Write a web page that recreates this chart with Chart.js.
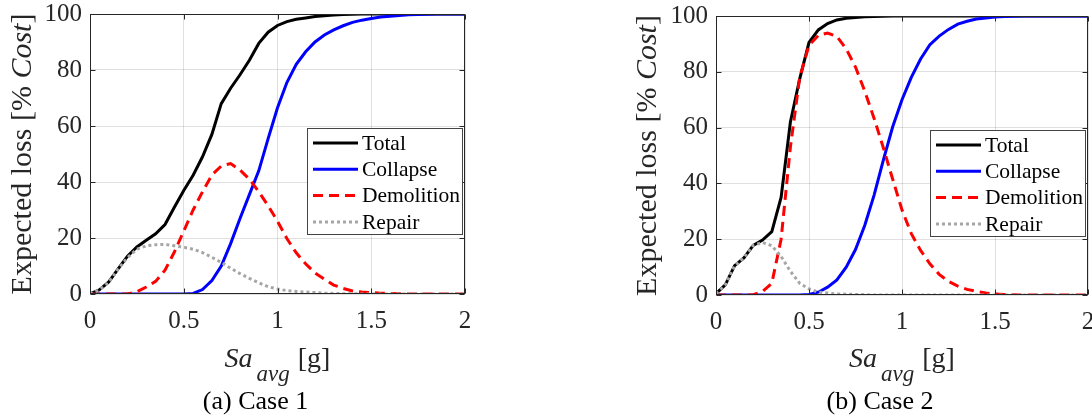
<!DOCTYPE html>
<html>
<head>
<meta charset="utf-8">
<script src="https://cdn.jsdelivr.net/npm/chart.js@4.4.1/dist/chart.umd.min.js"></script>
<style>
    html, body { margin: 0; padding: 0; background: #fff; }
    .wrap { position: relative; width: 1092px; height: 417px; overflow: hidden; font-family: 'Liberation Serif', serif; }
    .panel { position: absolute; top: 0; width: 546px; height: 417px; }
    #panelA { left: 0; }
    #panelB { left: 546px; }
</style>
</head>
<body>
<div class="wrap">
    <div class="panel" id="panelA"><canvas id="chartA" width="546" height="417"></canvas></div>
    <div class="panel" id="panelB"><canvas id="chartB" width="546" height="417"></canvas></div>
</div>
<script>
// Sa_avg [g]
const sa = [0, 0.05, 0.1, 0.15, 0.2, 0.25, 0.3, 0.35, 0.4, 0.45, 0.5, 0.55, 0.6, 0.65, 0.7, 0.75, 0.8, 0.85, 0.9, 0.95,
            1, 1.05, 1.1, 1.15, 1.2, 1.25, 1.3, 1.35, 1.4, 1.45, 1.5, 1.55, 1.6, 1.65, 1.7, 1.75, 1.8, 1.85, 1.9, 1.95, 2];

const xTicks = [0, 0.5, 1, 1.5, 2];
const xTickLabels = ['0', '0.5', '1', '1.5', '2'];
const yTicks = [0, 20, 40, 60, 80, 100];
const seriesNames = ['Total', 'Collapse', 'Demolition', 'Repair'];

// (a) Case 1
const totalA = [0, 1.5, 4.3, 9, 13.5, 16.8, 19.2, 21.5, 24.8, 31, 37, 42.4, 49, 57, 68, 73.5, 78.3, 83.5, 89.5, 93.5,
                95.9, 97.3, 98.1, 98.6, 99.1, 99.4, 99.6, 99.8, 99.9, 100, 100, 100, 100, 100, 100, 100, 100, 100, 100, 100, 100];
const collapseA = [0, 0, 0, 0, 0, 0, 0, 0, 0, 0, 0, 0.2, 1.6, 4.8, 10, 18, 27, 35.5, 44, 55.5,
                   66.5, 75.5, 82, 86.5, 90, 92.5, 94.3, 95.8, 97, 97.8, 98.4, 98.9, 99.2, 99.5, 99.7, 99.8, 99.9, 100, 100, 100, 100];
const demolitionA = [0, 0, 0, 0, 0, 0.8, 2.5, 4.5, 8.5, 15, 22.5, 30, 36.5, 42.5, 45.7, 46.6, 44.3, 41, 36.5, 31.5,
                     26, 19.8, 14.7, 10.8, 7.5, 5.3, 3.2, 2, 1.1, 0.7, 0.5, 0.3, 0.2, 0.1, 0, 0, 0, 0, 0, 0, 0];
const repairA = [0, 1.5, 4.2, 8.9, 13, 16, 17.2, 17.6, 17.7, 17.2, 16.7, 16, 14.8, 13.1, 11.3, 9.2, 7.3, 5.6, 4, 2.6,
                 1.8, 1.2, 0.9, 0.7, 0.5, 0.3, 0.2, 0.1, 0.1, 0, 0, 0, 0, 0, 0, 0, 0, 0, 0, 0, 0];

// (b) Case 2
const totalB = [0.5, 3.6, 10.5, 13.3, 17.8, 19.7, 22.7, 35, 62, 77.5, 90.5, 95, 97.3, 98.6, 99.2, 99.5, 99.7, 99.8, 99.9, 100,
                100, 100, 100, 100, 100, 100, 100, 100, 100, 100, 100, 100, 100, 100, 100, 100, 100, 100, 100, 100, 100];
const collapseB = [0, 0, 0, 0, 0, 0, 0, 0, 0, 0, 0.2, 1, 2.8, 5.4, 10, 16.3, 25, 35.8, 48.4, 60.3,
                   70, 78, 84.6, 89.7, 92.8, 95.2, 97.1, 98.1, 98.9, 99.3, 99.6, 99.8, 99.9, 100, 100, 100, 100, 100, 100, 100, 100];
const demolitionB = [0, 0, 0, 0, 0.1, 1.2, 4.2, 20, 53, 78, 89.5, 93, 93.9, 92.7, 88.2, 81.7, 73, 63.3, 52.7, 41.5,
                     30.5, 22, 16, 11.2, 7.4, 4.9, 3.2, 2, 1.3, 0.7, 0.4, 0.2, 0.1, 0, 0, 0, 0, 0, 0, 0, 0];
const repairB = [0.5, 3.6, 10.5, 13.3, 17.8, 18.8, 17.7, 13.8, 8.5, 4.2, 2.2, 1, 0.7, 0.4, 0.3, 0.2, 0.1, 0, 0, 0,
                 0, 0, 0, 0, 0, 0, 0, 0, 0, 0, 0, 0, 0, 0, 0, 0, 0, 0, 0, 0, 0];

const FONT = '"Liberation Serif", "Times New Roman", "DejaVu Serif", serif';
const INK = '#262626';

// draws a row of text pieces with different fonts, centred on x
function drawRuns(ctx, runs, x, y) {
    let w = 0;
    runs.forEach(r => { ctx.font = r.font; w += ctx.measureText(r.text).width + (r.dx || 0); });
    let cur = x - w / 2;
    runs.forEach(r => {
        ctx.font = r.font;
        cur += r.dx || 0;
        ctx.fillText(r.text, cur, y + (r.dy || 0));
        cur += ctx.measureText(r.text).width;
    });
}

// axes box with inward ticks (MATLAB look)
const frame = {
    id: 'frame',
    afterDatasetsDraw(chart) {
        const {ctx, chartArea: a, scales: {x, y}} = chart;
        const L = Math.round(a.left) + 0.5, R = Math.round(a.right) - 0.5;
        const T = Math.round(a.top) + 0.5, B = Math.round(a.bottom) - 0.5;
        ctx.save();
        ctx.strokeStyle = INK;
        ctx.lineWidth = 1;
        ctx.strokeRect(L, T, R - L, B - T);
        ctx.beginPath();
        xTicks.forEach(v => {
            const px = Math.round(x.getPixelForValue(v)) + 0.5;
            ctx.moveTo(px, B); ctx.lineTo(px, B - 5);
            ctx.moveTo(px, T); ctx.lineTo(px, T + 5);
        });
        yTicks.forEach(v => {
            const py = Math.round(y.getPixelForValue(v)) + 0.5;
            ctx.moveTo(L, py); ctx.lineTo(L + 5, py);
            ctx.moveTo(R, py); ctx.lineTo(R - 5, py);
        });
        ctx.stroke();
        ctx.restore();
    }
};

// axis titles and caption
const titles = {
    id: 'titles',
    afterDraw(chart, args, opts) {
        const {ctx, chartArea: a} = chart;
        const cx = (a.left + a.right) / 2;
        ctx.save();
        ctx.fillStyle = INK;
        ctx.textBaseline = 'alphabetic';

        drawRuns(ctx, [
            {text: 'Sa', font: `italic 28px ${FONT}`},
            {text: 'avg', font: `italic 23px ${FONT}`, dx: 4, dy: 14},
            {text: '[g]', font: `28px ${FONT}`, dx: 8}
        ], cx, opts.xTitleY);

        ctx.fillStyle = '#000';
        drawRuns(ctx, [{text: opts.caption, font: `26px ${FONT}`}], cx - 22, opts.captionY);

        ctx.fillStyle = INK;
        ctx.translate(opts.yTitleX, (a.top + a.bottom) / 2);
        ctx.rotate(-Math.PI / 2);
        drawRuns(ctx, [
            {text: 'Expected loss [% ', font: `30px ${FONT}`},
            {text: 'Cost', font: `italic 30px ${FONT}`},
            {text: ']', font: `30px ${FONT}`}
        ], 0, 0);
        ctx.restore();
    }
};

// boxed legend inside the axes
const boxLegend = {
    id: 'boxLegend',
    afterDraw(chart) {
        const {ctx, chartArea: a} = chart;
        const w = 156, h = 107;
        const left = Math.round(a.right - 2 - w), top = Math.round(a.top + 114);
        ctx.save();
        ctx.fillStyle = '#fff';
        ctx.fillRect(left, top, w, h);
        ctx.strokeStyle = '#444';
        ctx.lineWidth = 1;
        ctx.strokeRect(left + 0.5, top + 0.5, w - 1, h - 1);
        chart.data.datasets.forEach((ds, i) => {
            const yy = top + 15 + i * 26.3;
            ctx.strokeStyle = ds.borderColor;
            ctx.lineWidth = ds.borderWidth;
            ctx.setLineDash(ds.borderDash || []);
            ctx.beginPath();
            ctx.moveTo(left + 6, yy);
            ctx.lineTo(left + 51, yy);
            ctx.stroke();
            ctx.setLineDash([]);
            ctx.fillStyle = '#000';
            ctx.font = `21.5px ${FONT}`;
            ctx.textBaseline = 'middle';
            ctx.fillText(ds.label, left + 55, yy + 1);
        });
        ctx.restore();
    }
};

function points(values) {
    return sa.map((v, i) => ({x: v, y: values[i]}));
}

function makeChart(id, series, box) {
    const styles = [
        {color: '#000000', dash: [], order: 4},
        {color: '#0000ff', dash: [], order: 3},
        {color: '#ff0000', dash: [10, 6], order: 2},
        {color: '#a6a6a6', dash: [3, 3], order: 1}
    ];
    return new Chart(document.getElementById(id), {
        type: 'line',
        data: {
            datasets: series.map((vals, i) => ({
                label: seriesNames[i],
                data: points(vals),
                borderColor: styles[i].color,
                borderDash: styles[i].dash,
                borderWidth: 3,
                pointRadius: 0,
                tension: 0,
                order: styles[i].order
            }))
        },
        options: {
            responsive: false,
            devicePixelRatio: 1,
            animation: false,
            layout: {padding: {left: 0, top: box.top, right: box.right, bottom: 0}},
            plugins: {
                legend: {display: false},
                tooltip: {enabled: false},
                titles: {caption: box.caption, xTitleY: 367, captionY: 409, yTitleX: box.yTitleX}
            },
            scales: {
                x: {
                    type: 'linear',
                    min: 0,
                    max: 2,
                    afterBuildTicks: s => { s.ticks = xTicks.map(v => ({value: v})); },
                    afterFit: s => { s.height = box.xHeight; s.paddingLeft = 0; s.paddingRight = 0; },
                    grid: {color: 'rgba(0,0,0,0.12)', drawTicks: false},
                    border: {display: false},
                    ticks: {
                        color: INK, font: {family: FONT, size: 25}, padding: 12, maxRotation: 0, autoSkip: false,
                        callback: v => xTickLabels[xTicks.indexOf(v)]
                    }
                },
                y: {
                    min: 0,
                    max: 100,
                    afterBuildTicks: s => { s.ticks = yTicks.map(v => ({value: v})); },
                    afterFit: s => { s.width = box.yWidth; s.paddingTop = 0; s.paddingBottom = 0; },
                    grid: {color: 'rgba(0,0,0,0.12)', drawTicks: false},
                    border: {display: false},
                    ticks: {color: INK, font: {family: FONT, size: 25}, padding: 8}
                }
            }
        },
        plugins: [frame, titles, boxLegend]
    });
}

function drawAll() {
    makeChart('chartA', [totalA, collapseA, demolitionA, repairA],
        {top: 14, right: 81, yWidth: 90, xHeight: 123, yTitleX: 31, caption: '(a) Case 1'});
    makeChart('chartB', [totalB, collapseB, demolitionB, repairB],
        {top: 16, right: 4, yWidth: 170, xHeight: 122, yTitleX: 110, caption: '(b) Case 2'});
}

// make sure the serif face is ready before the canvas text is drawn
Promise.all([
    document.fonts.load('24px "Liberation Serif"'),
    document.fonts.load('italic 24px "Liberation Serif"')
]).then(drawAll, drawAll);
</script>
</body>
</html>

****************

**DESCRIPTION OF THE TASK**
Restate each line from the start of the listing through the line bearing "['Total', 'Collapse', 'Demolition', 'Repair'];" word for word. Drop the pictures.

**EXERCISE ANSWER**
Write a web page that recreates this chart with Chart.js.
<!DOCTYPE html>
<html>
<head>
<meta charset="utf-8">
<script src="https://cdn.jsdelivr.net/npm/chart.js@4.4.1/dist/chart.umd.min.js"></script>
<style>
    html, body { margin: 0; padding: 0; background: #fff; }
    .wrap { position: relative; width: 1092px; height: 417px; overflow: hidden; font-family: 'Liberation Serif', serif; }
    .panel { position: absolute; top: 0; width: 546px; height: 417px; }
    #panelA { left: 0; }
    #panelB { left: 546px; }
</style>
</head>
<body>
<div class="wrap">
    <div class="panel" id="panelA"><canvas id="chartA" width="546" height="417"></canvas></div>
    <div class="panel" id="panelB"><canvas id="chartB" width="546" height="417"></canvas></div>
</div>
<script>
// Sa_avg [g]
const sa = [0, 0.05, 0.1, 0.15, 0.2, 0.25, 0.3, 0.35, 0.4, 0.45, 0.5, 0.55, 0.6, 0.65, 0.7, 0.75, 0.8, 0.85, 0.9, 0.95,
            1, 1.05, 1.1, 1.15, 1.2, 1.25, 1.3, 1.35, 1.4, 1.45, 1.5, 1.55, 1.6, 1.65, 1.7, 1.75, 1.8, 1.85, 1.9, 1.95, 2];

const xTicks = [0, 0.5, 1, 1.5, 2];
const xTickLabels = ['0', '0.5', '1', '1.5', '2'];
const yTicks = [0, 20, 40, 60, 80, 100];
const seriesNames = ['Total', 'Collapse', 'Demolition', 'Repair'];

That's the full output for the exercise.